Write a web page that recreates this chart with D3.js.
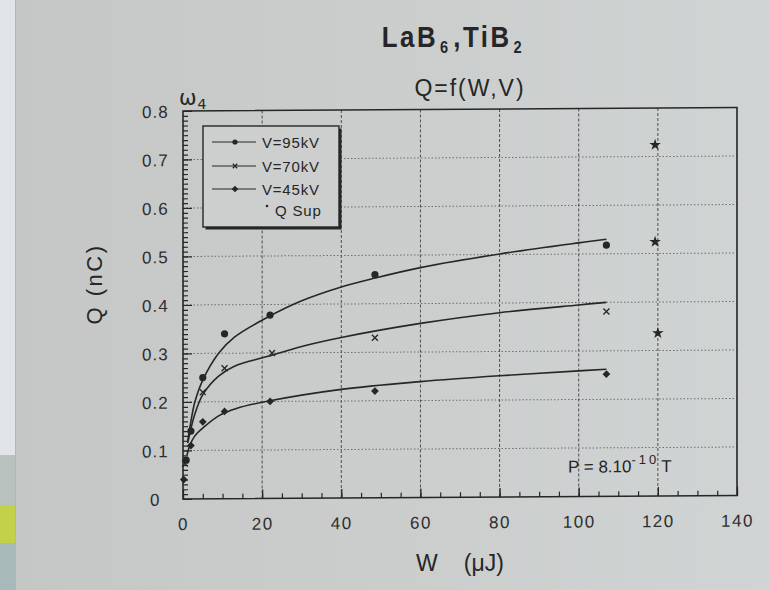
<!DOCTYPE html>
<html><head><meta charset="utf-8">
<script src="https://cdn.jsdelivr.net/npm/d3@7"></script>
<style>html,body{margin:0;padding:0;background:#cbcecc;}svg{display:block;}</style>
</head><body>
<svg id="chart" width="769" height="590"></svg>
<script>
// ---- data ----
const xTicks = [0, 20, 40, 60, 80, 100, 120, 140];
const xTickLabels = ["0", "20", "40", "60", "80", "100", "120", "140"];
const yTicks = [0, 0.1, 0.2, 0.3, 0.4, 0.5, 0.6, 0.7, 0.8];
const yTickLabels = ["0", "0.1", "0.2", "0.3", "0.4", "0.5", "0.6", "0.7", "0.8"];

const seriesNames = ["V=95kV", "V=70kV", "V=45kV", "Q Sup"];

// measured points
const w95 = [0.8, 2, 5, 10.5, 22, 48.5, 107];
const q95 = [0.08, 0.14, 0.25, 0.34, 0.378, 0.46, 0.518];
const w70 = [0.5, 5, 10.5, 22.5, 48.5, 107];
const q70 = [0.073, 0.22, 0.269, 0.30, 0.33, 0.381];
const w45 = [0.2, 2, 5, 10.5, 22, 48.5, 107];
const q45 = [0.04, 0.11, 0.159, 0.18, 0.20, 0.22, 0.252];
const wSup = [119.3, 119.3, 120];
const qSup = [0.724, 0.524, 0.336];

// fitted curves
const cw95 = [1.2, 2, 3, 5, 9, 13, 21, 30, 40, 48.5, 60, 80, 100, 107];
const cq95 = [0.12, 0.16, 0.2, 0.245, 0.3, 0.333, 0.372, 0.407, 0.435, 0.453, 0.474, 0.501, 0.523, 0.530];
const cw70 = [1.2, 2, 3, 5, 9, 13, 21, 30, 40, 60, 80, 100, 107];
const cq70 = [0.115, 0.145, 0.175, 0.215, 0.253, 0.273, 0.292, 0.313, 0.331, 0.359, 0.38, 0.395, 0.40];
const cw45 = [1.0, 1.7, 3, 5, 9, 13.5, 21, 40, 60, 80, 100, 107];
const cq45 = [0.09, 0.11, 0.13, 0.146, 0.171, 0.186, 0.2, 0.224, 0.239, 0.25, 0.259, 0.262];

// ---- drawing ----
const svg = d3.select("#chart");
const ink = "#262626";
const sans = "'Liberation Sans', Arial, Helvetica, sans-serif";

// paper background
const defs = svg.append("defs");
const grad = defs.append("linearGradient").attr("id", "paper").attr("x1", "0").attr("x2", "1").attr("y1", "0").attr("y2", "0");
grad.append("stop").attr("offset", "0").attr("stop-color", "#c4c7c5");
grad.append("stop").attr("offset", "0.55").attr("stop-color", "#cbcecd");
grad.append("stop").attr("offset", "1").attr("stop-color", "#d0d4d4");
svg.append("rect").attr("width", 769).attr("height", 590).attr("fill", "url(#paper)");
// left strip of the photo (outside the paper)
svg.append("rect").attr("x", 0).attr("y", 0).attr("width", 15).attr("height", 455).attr("fill", "#e2e5e7");
svg.append("rect").attr("x", 0).attr("y", 455).attr("width", 15).attr("height", 50).attr("fill", "#b9c2bf");
svg.append("rect").attr("x", 0).attr("y", 505).attr("width", 15).attr("height", 38).attr("fill", "#c2d04a");
svg.append("rect").attr("x", 0).attr("y", 543).attr("width", 15).attr("height", 47).attr("fill", "#a7b9b8");
svg.append("line").attr("x1", 15.5).attr("x2", 15.5).attr("y1", 0).attr("y2", 590).attr("stroke", "#b3b6b4").attr("stroke-width", 1);

// titles
const t1 = svg.append("text").attr("x", 453).attr("y", 47).attr("text-anchor", "middle")
  .attr("font-family", "'Liberation Sans Narrow', 'Liberation Sans', Arial, sans-serif")
  .attr("font-weight", "bold").attr("font-size", 30).attr("fill", ink).attr("letter-spacing", 3)
  .attr("transform", "translate(453,0) scale(0.86,1) translate(-453,0)");
t1.append("tspan").text("LaB");
t1.append("tspan").attr("font-size", 17).attr("dy", 6).attr("dx", 2).text("6");
t1.append("tspan").attr("dy", -6).attr("dx", 3).text(",TiB");
t1.append("tspan").attr("font-size", 17).attr("dy", 6).attr("dx", 2).text("2");

svg.append("text").attr("x", 470).attr("y", 96).attr("text-anchor", "middle")
  .attr("font-family", sans).attr("font-size", 23).attr("fill", ink).attr("letter-spacing", 2)
  .text("Q=f(W,V)");

const om = svg.append("text").attr("x", 179).attr("y", 105).attr("font-family", "'DejaVu Sans', sans-serif")
  .attr("font-size", 21).attr("fill", ink);
om.append("tspan").text("ω");
om.append("tspan").attr("font-size", 14).attr("dy", 4).attr("dx", 1).text("4");

// plot area with slight photographic skew
const X0 = 183, X1 = 737, Y0 = 499, Y1 = 111;
const skew = -0.0063;
const g = svg.append("g").attr("transform", `translate(0,${-skew * X0}) matrix(1,${skew},0,1,0,0)`);

const x = d3.scaleLinear().domain([0, 140]).range([X0, X1]);
const y = d3.scaleLinear().domain([0, 0.8]).range([Y0, Y1]);

// grid
g.append("g").selectAll("line").data(xTicks.slice(1, -1)).join("line")
  .attr("x1", d => x(d)).attr("x2", d => x(d)).attr("y1", Y0).attr("y2", Y1)
  .attr("stroke", "#3a3a3a").attr("stroke-width", 1).attr("stroke-dasharray", "3,2").attr("opacity", 0.85);
g.append("g").selectAll("line").data(yTicks.slice(1, -1)).join("line")
  .attr("x1", X0).attr("x2", X1).attr("y1", d => y(d)).attr("y2", d => y(d))
  .attr("stroke", "#505050").attr("stroke-width", 1).attr("stroke-dasharray", "1.5,2").attr("opacity", 0.75);

// axes (ticks inside)
const xMinor = d3.range(0, 141, 5);
const yMinor = d3.range(0, 81, 1).map(v => v / 100);
const xAxis = d3.axisBottom(x).tickValues(xMinor).tickSize(-5).tickFormat("");
const xAxisMajor = d3.axisBottom(x).tickValues(xTicks).tickSize(-9).tickFormat((d, i) => xTickLabels[i]).tickPadding(19);
const yAxis = d3.axisLeft(y).tickValues(yMinor).tickSize(-5).tickFormat("");
const yAxisMajor = d3.axisLeft(y).tickValues(yTicks).tickSize(-9).tickFormat((d, i) => yTickLabels[i]).tickPadding(26);

function styleAxis(sel) {
  sel.select(".domain").remove();
  sel.selectAll("line").attr("stroke", ink).attr("stroke-width", 1.2);
  sel.selectAll("text").attr("fill", "#2e2e2e").attr("font-family", sans);
}
g.append("g").attr("transform", `translate(0,${Y0})`).call(xAxis).call(styleAxis);
g.append("g").attr("transform", `translate(0,${Y0})`).call(xAxisMajor).call(styleAxis)
  .selectAll("text").attr("font-size", 17).attr("letter-spacing", 1.5);
g.append("g").attr("transform", `translate(${X0},0)`).call(yAxis).call(styleAxis);
g.append("g").attr("transform", `translate(${X0},0)`).call(yAxisMajor).call(styleAxis)
  .selectAll("text").attr("font-size", 17).attr("letter-spacing", 1).attr("text-anchor", "middle").attr("dx", "-0.1em").attr("dy", "0.36em");

// frame
g.append("rect").attr("x", X0).attr("y", Y1).attr("width", X1 - X0).attr("height", Y0 - Y1)
  .attr("fill", "none").attr("stroke", ink).attr("stroke-width", 1.6);

// curves
const line = d3.line().x(d => x(d[0])).y(d => y(d[1])).curve(d3.curveCatmullRom.alpha(0.5));
[[cw95, cq95], [cw70, cq70], [cw45, cq45]].forEach(([ws, qs]) => {
  g.append("path").datum(ws.map((w, i) => [w, qs[i]])).attr("d", line)
    .attr("fill", "none").attr("stroke", ink).attr("stroke-width", 1.6);
});

// markers
function drawX(sel, cx, cy, s) {
  sel.append("path").attr("d", `M${cx - s},${cy - s}L${cx + s},${cy + s}M${cx - s},${cy + s}L${cx + s},${cy - s}`)
    .attr("stroke", ink).attr("stroke-width", 1.3).attr("fill", "none");
}
g.append("g").selectAll("circle").data(w95.map((w, i) => [w, q95[i]])).join("circle")
  .attr("cx", d => x(d[0])).attr("cy", d => y(d[1])).attr("r", 3.6).attr("fill", ink);
const gx = g.append("g");
w70.forEach((w, i) => drawX(gx, x(w), y(q70[i]), 3));
const diamond = d3.symbol().type(d3.symbolSquare).size(30);
g.append("g").selectAll("path").data(w45.map((w, i) => [w, q45[i]])).join("path")
  .attr("d", diamond).attr("transform", d => `translate(${x(d[0])},${y(d[1])}) rotate(45)`).attr("fill", ink);
const star = d3.symbol().type(d3.symbolStar).size(42);
g.append("g").selectAll("path").data(wSup.map((w, i) => [w, qSup[i]])).join("path")
  .attr("d", star).attr("transform", d => `translate(${x(d[0])},${y(d[1])})`).attr("fill", ink);

// annotation
const ann = g.append("text").attr("x", 568).attr("y", 475).attr("font-family", sans)
  .attr("font-size", 17).attr("fill", ink);
ann.append("tspan").text("P = 8.10");
ann.append("tspan").attr("font-size", 13).attr("dy", -8).attr("letter-spacing", 3).text("-10");
ann.append("tspan").attr("dy", 8).attr("dx", 2).text("T");

// legend
const lg = svg.append("g");
const LX = 203, LY = 126, LW = 136, LH = 101;
lg.append("rect").attr("x", LX + 2.5).attr("y", LY + 2.5).attr("width", LW).attr("height", LH).attr("fill", ink);
lg.append("rect").attr("x", LX).attr("y", LY).attr("width", LW).attr("height", LH)
  .attr("fill", "#cccfcd").attr("stroke", ink).attr("stroke-width", 1.4);
const rowY = [142, 166, 189, 210];
seriesNames.forEach((name, i) => {
  const ry = rowY[i];
  if (i < 3) {
    lg.append("line").attr("x1", 212).attr("x2", 256).attr("y1", ry).attr("y2", ry)
      .attr("stroke", ink).attr("stroke-width", 1.2);
    if (i === 0) lg.append("circle").attr("cx", 235).attr("cy", ry).attr("r", 2.6).attr("fill", ink);
    if (i === 1) drawX(lg, 235, ry, 2.2);
    if (i === 2) lg.append("path").attr("d", d3.symbol().type(d3.symbolSquare).size(22)).attr("transform", `translate(235,${ry}) rotate(45)`).attr("fill", ink);
    lg.append("text").attr("x", 262).attr("y", ry + 5.5).attr("font-family", sans).attr("font-size", 15)
      .attr("letter-spacing", 0.8).attr("fill", ink).text(name);
  } else {
    lg.append("circle").attr("cx", 267).attr("cy", ry - 4).attr("r", 1.3).attr("fill", ink);
    lg.append("text").attr("x", 275).attr("y", ry + 5.5).attr("font-family", sans).attr("font-size", 15)
      .attr("letter-spacing", 0.8).attr("fill", ink).text(name);
  }
});

// axis titles
svg.append("text").attr("transform", "translate(102,284) rotate(-90)").attr("text-anchor", "middle")
  .attr("font-family", sans).attr("font-size", 22).attr("letter-spacing", 2.5).attr("fill", ink).text("Q  (nC)");
const xt = svg.append("text").attr("x", 460).attr("y", 571).attr("text-anchor", "middle")
  .attr("font-family", sans).attr("font-size", 23).attr("fill", ink);
xt.append("tspan").text("W");
xt.append("tspan").attr("dx", 26).text("(μJ)");
</script>
</body></html>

### [Work to be completed]
Go through the listing above and locate each line that holds the word "chart". Copy those lines.

### [Task answer]
Write a web page that recreates this chart with D3.js.
<svg id="chart" width="769" height="590"></svg>
const svg = d3.select("#chart");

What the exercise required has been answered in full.